**The request**
Your task is to copy the listing exactly. Drop any pictures from the copy.
*** Dataset section
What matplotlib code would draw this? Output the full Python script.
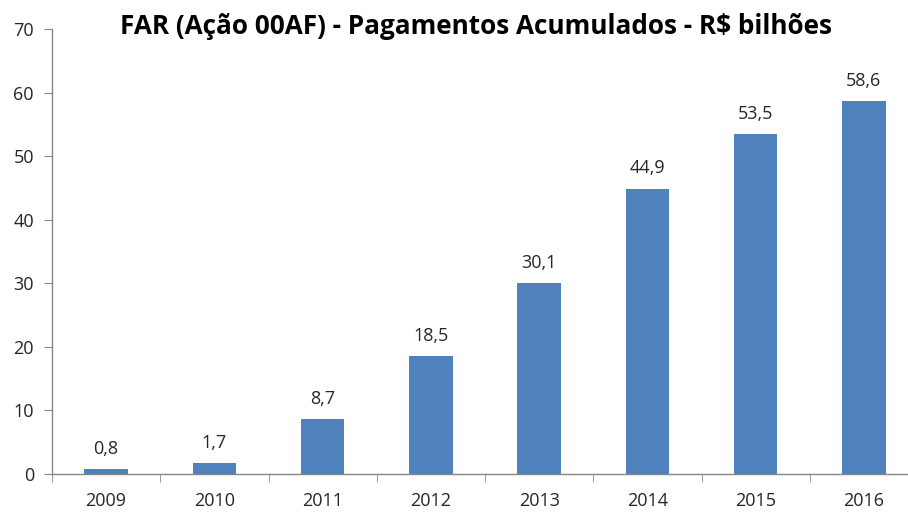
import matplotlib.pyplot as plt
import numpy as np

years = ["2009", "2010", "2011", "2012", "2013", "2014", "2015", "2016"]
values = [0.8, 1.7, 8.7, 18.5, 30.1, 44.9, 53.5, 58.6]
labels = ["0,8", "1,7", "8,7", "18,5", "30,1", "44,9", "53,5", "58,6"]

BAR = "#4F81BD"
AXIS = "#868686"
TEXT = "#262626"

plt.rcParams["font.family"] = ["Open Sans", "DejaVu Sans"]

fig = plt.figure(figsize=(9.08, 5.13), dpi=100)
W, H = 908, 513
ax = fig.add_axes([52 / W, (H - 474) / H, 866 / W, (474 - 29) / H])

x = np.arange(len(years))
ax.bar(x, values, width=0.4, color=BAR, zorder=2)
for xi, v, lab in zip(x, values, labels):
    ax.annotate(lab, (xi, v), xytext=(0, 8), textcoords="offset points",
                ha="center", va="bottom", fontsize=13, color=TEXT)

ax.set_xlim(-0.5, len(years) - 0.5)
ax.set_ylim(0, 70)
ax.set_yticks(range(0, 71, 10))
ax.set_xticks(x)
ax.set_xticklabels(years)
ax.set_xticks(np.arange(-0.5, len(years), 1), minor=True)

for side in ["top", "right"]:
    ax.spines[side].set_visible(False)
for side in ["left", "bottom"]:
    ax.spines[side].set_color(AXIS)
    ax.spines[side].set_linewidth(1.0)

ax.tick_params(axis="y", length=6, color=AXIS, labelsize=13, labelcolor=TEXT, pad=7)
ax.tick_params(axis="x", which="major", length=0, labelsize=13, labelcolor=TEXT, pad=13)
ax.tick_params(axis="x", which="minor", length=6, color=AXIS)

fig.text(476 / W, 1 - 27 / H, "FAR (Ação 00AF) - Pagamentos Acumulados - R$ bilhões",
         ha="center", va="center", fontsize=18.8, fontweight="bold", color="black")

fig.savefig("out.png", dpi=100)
******
**Expected answer**
What matplotlib code would draw this? Output the full Python script.
import matplotlib.pyplot as plt
import numpy as np

years = ["2009", "2010", "2011", "2012", "2013", "2014", "2015", "2016"]
values = [0.8, 1.7, 8.7, 18.5, 30.1, 44.9, 53.5, 58.6]
labels = ["0,8", "1,7", "8,7", "18,5", "30,1", "44,9", "53,5", "58,6"]

BAR = "#4F81BD"
AXIS = "#868686"
TEXT = "#262626"

plt.rcParams["font.family"] = ["Open Sans", "DejaVu Sans"]

fig = plt.figure(figsize=(9.08, 5.13), dpi=100)
W, H = 908, 513
ax = fig.add_axes([52 / W, (H - 474) / H, 866 / W, (474 - 29) / H])

x = np.arange(len(years))
ax.bar(x, values, width=0.4, color=BAR, zorder=2)
for xi, v, lab in zip(x, values, labels):
    ax.annotate(lab, (xi, v), xytext=(0, 8), textcoords="offset points",
                ha="center", va="bottom", fontsize=13, color=TEXT)

ax.set_xlim(-0.5, len(years) - 0.5)
ax.set_ylim(0, 70)
ax.set_yticks(range(0, 71, 10))
ax.set_xticks(x)
ax.set_xticklabels(years)
ax.set_xticks(np.arange(-0.5, len(years), 1), minor=True)

for side in ["top", "right"]:
    ax.spines[side].set_visible(False)
for side in ["left", "bottom"]:
    ax.spines[side].set_color(AXIS)
    ax.spines[side].set_linewidth(1.0)

ax.tick_params(axis="y", length=6, color=AXIS, labelsize=13, labelcolor=TEXT, pad=7)
ax.tick_params(axis="x", which="major", length=0, labelsize=13, labelcolor=TEXT, pad=13)
ax.tick_params(axis="x", which="minor", length=6, color=AXIS)

fig.text(476 / W, 1 - 27 / H, "FAR (Ação 00AF) - Pagamentos Acumulados - R$ bilhões",
         ha="center", va="center", fontsize=18.8, fontweight="bold", color="black")

fig.savefig("out.png", dpi=100)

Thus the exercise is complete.